John Platt

Personal information
- Full name: John Platt
- Date of birth: 1954 (age 70–71)
- Place of birth: Ashton-under-Lyne
- Position: Goalkeeper

Senior career*
- Years: Team / Apps / (Gls)
- 1971–1981: Oldham Athletic / 109 / (0)
- 1981–1983: Bury / 20 / (0)
- 1983–1984: Bolton Wanderers / 10 / (0)
- 1984–1986: Preston North End / 38 / (0)
- 1984–1985: Tranmere Rovers / 8 / (0)

= John Platt (footballer) =

English footballer

For other people named John Platt, see John Platt.

John Platt (born 1954) is a footballer who played as a goalkeeper in the Football League.

==Oldham Athletic==

He was first spotted by Oldham Athletic playing for his home town club Ashton United. He signed amateur forms for the Oldham club in 1971 and became a full-time professional in 1974. During his Boundary Park career, he was unlucky to be sidelined with two long spells of injury, and was also forced to compete for his place, first by Chris Ogden and then by Peter McDonnell. He first took over from Ogden for a home game against Southampton on 21 October 1975, lost his place again in November, but regained it six weeks later. Ogden came back for the last two games of a season which saw Platt play 27 league games and Ogden 15.

Platt started the next season as first choice, but then suffered a long injury spell from March 1977, which kept him out of action until October, when he came back into the team for a game at Sunderland and then retained his place for the rest of the season.

Injury kept him out for the whole of the 1978–79 season, by which time Ogden had moved on to Swindon Town and Oldham had signed McDonnell from Liverpool. McDonnell played in every game that season and started in goal for the following season, only for Platt to make a comeback in November, and go on to start another 19 games. McDonnell then became the established Number 1, and after playing a total of 109 games over a six-year period, Platt was released at the end of the season, joining Bury in August 1981.

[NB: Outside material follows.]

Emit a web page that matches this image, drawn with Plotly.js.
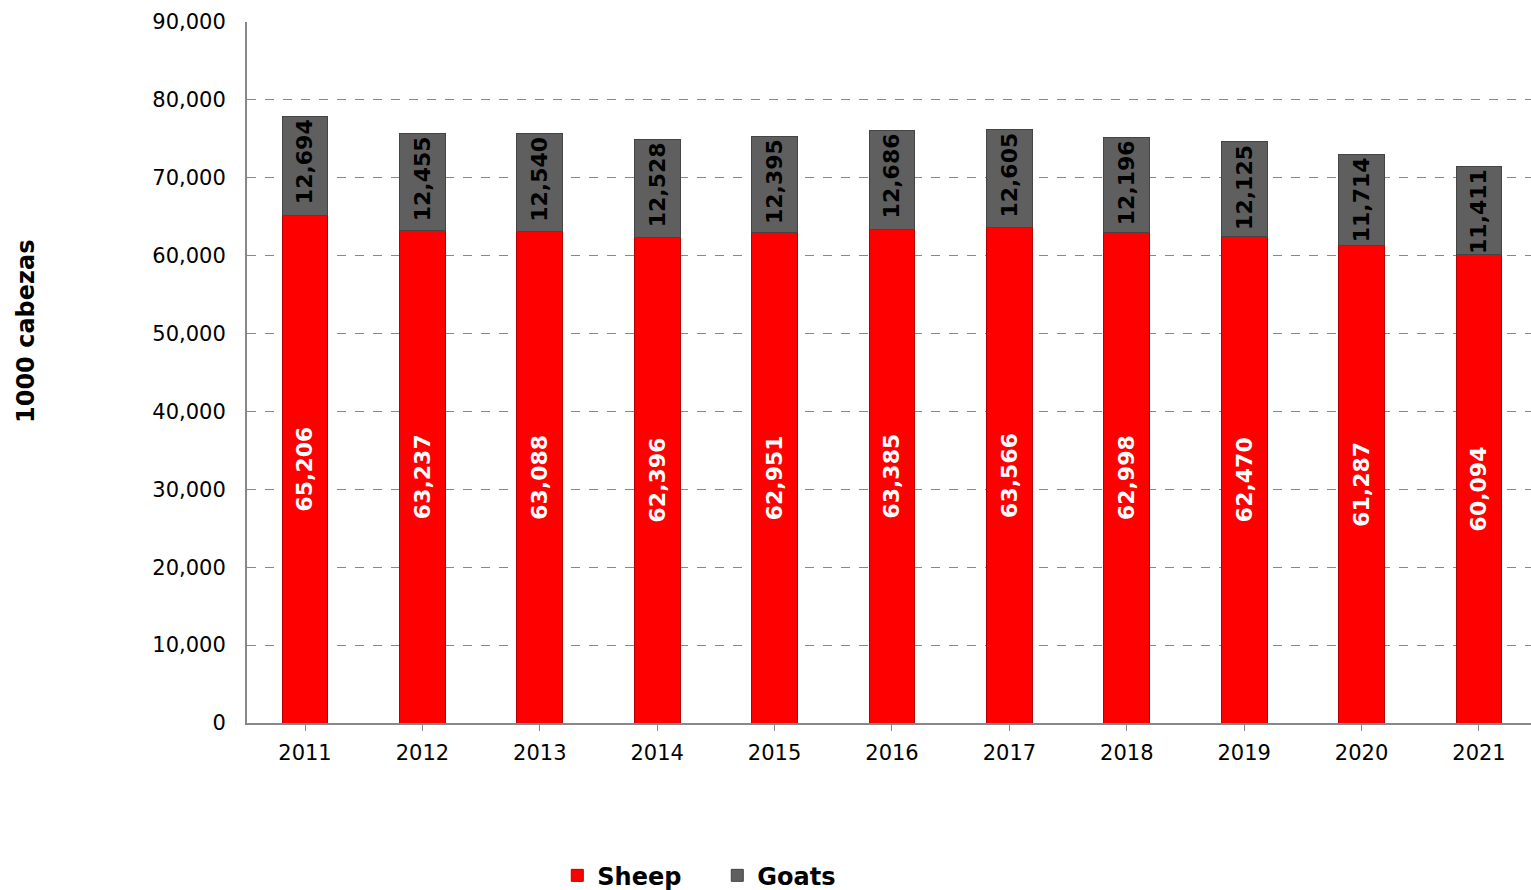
<!DOCTYPE html>
<html>
<head>
<meta charset="utf-8">
<script src="https://cdn.plot.ly/plotly-3.0.1.min.js"></script>
<style>html,body{margin:0;padding:0;background:#fff;}#chart{width:1531px;height:890px;}</style>
</head>
<body>
<div id="chart"></div>
<script>
const years = ["2011","2012","2013","2014","2015","2016","2017","2018","2019","2020","2021"];
const sheep = [65206, 63237, 63088, 62396, 62951, 63385, 63566, 62998, 62470, 61287, 60094];
const goats = [12694, 12455, 12540, 12528, 12395, 12686, 12605, 12196, 12125, 11714, 11411];
const seriesNames = ["Sheep", "Goats"];
const yTitle = "1000 cabezas";

const FONT = "Verdana, 'DejaVu Sans', sans-serif";
const fmt = v => v.toLocaleString('en-US');

const traces = [
  {
    type: 'bar', name: seriesNames[0], x: years, y: sheep,
    width: 0.39,
    marker: {color: '#ff0000', line: {color: '#b30000', width: 1}},
    text: sheep.map(fmt), textposition: 'inside', insidetextanchor: 'middle',
    textangle: -90, constraintext: 'none',
    textfont: {family: FONT, size: 22, color: '#ffffff', weight: 'bold'},
    hoverinfo: 'skip'
  },
  {
    type: 'bar', name: seriesNames[1], x: years, y: goats,
    width: 0.39,
    marker: {color: '#5f5f5f', line: {color: '#444444', width: 1}},
    text: goats.map(fmt), textposition: 'inside', insidetextanchor: 'end',
    textangle: -90, constraintext: 'none',
    textfont: {family: FONT, size: 22, color: '#000000', weight: 'bold'},
    hoverinfo: 'skip'
  }
];

const layout = {
  width: 1531, height: 890,
  margin: {l: 247, r: 0, t: 22, b: 167, pad: 0, autoexpand: false},
  paper_bgcolor: '#ffffff', plot_bgcolor: '#ffffff',
  barmode: 'stack',
  font: {family: FONT, size: 21, color: '#000'},
  showlegend: true,
  legend: {
    orientation: 'h', xref: 'container', x: 0.364, xanchor: 'left',
    yref: 'container', y: 0.016, yanchor: 'middle',
    font: {family: FONT, size: 24, color: '#000', weight: 'bold'},
    itemwidth: 30, entrywidth: 115, traceorder: 'normal'
  },
  xaxis: {
    type: 'category', range: [-0.494, 10.443],
    showline: true, linecolor: '#888', linewidth: 2,
    ticks: 'outside', ticklen: 6, tickcolor: '#888',
    ticklabelstandoff: 4,
    tickfont: {family: FONT, size: 21, color: '#000'},
    showgrid: false, zeroline: false, fixedrange: true
  },
  yaxis: {
    range: [0, 90000], dtick: 10000, tickformat: ',d',
    showline: true, linecolor: '#888', linewidth: 2,
    ticks: '', ticklabelstandoff: 15,
    tickfont: {family: FONT, size: 21, color: '#000'},
    showgrid: true, gridcolor: '#888', griddash: 'dash', gridwidth: 1,
    zeroline: false, fixedrange: true
  },
  annotations: [{
    text: yTitle, textangle: -90, showarrow: false,
    xref: 'paper', yref: 'paper',
    x: (26 - 247) / 1284, xanchor: 'center',
    y: (723 - 332) / 701, yanchor: 'middle',
    font: {family: FONT, size: 24, color: '#000', weight: 'bold'}
  }]
};

Plotly.newPlot('chart', traces, layout, {displayModeBar: false, staticPlot: true});
</script>
</body>
</html>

During the latter part of his playing career he had qualified in sports management at Salford University and in September 1986 he again signed amateur forms for Oldham when he was appointed stadium manager at Boundary Park where he was in charge of community use of the new artificial pitch, and supervised the Football in the Community Scheme. He played no further games for Oldham in this period, and in August 1987, while continuing his community work at the club, he signed as a player with Stalybridge Celtic.

==Other clubs==

After leaving Bury in 1983, he joined Bolton Wanderers, moving again in 1984 to Preston North End. During his time at Preston he also had a loan spell at Tranmere Rovers.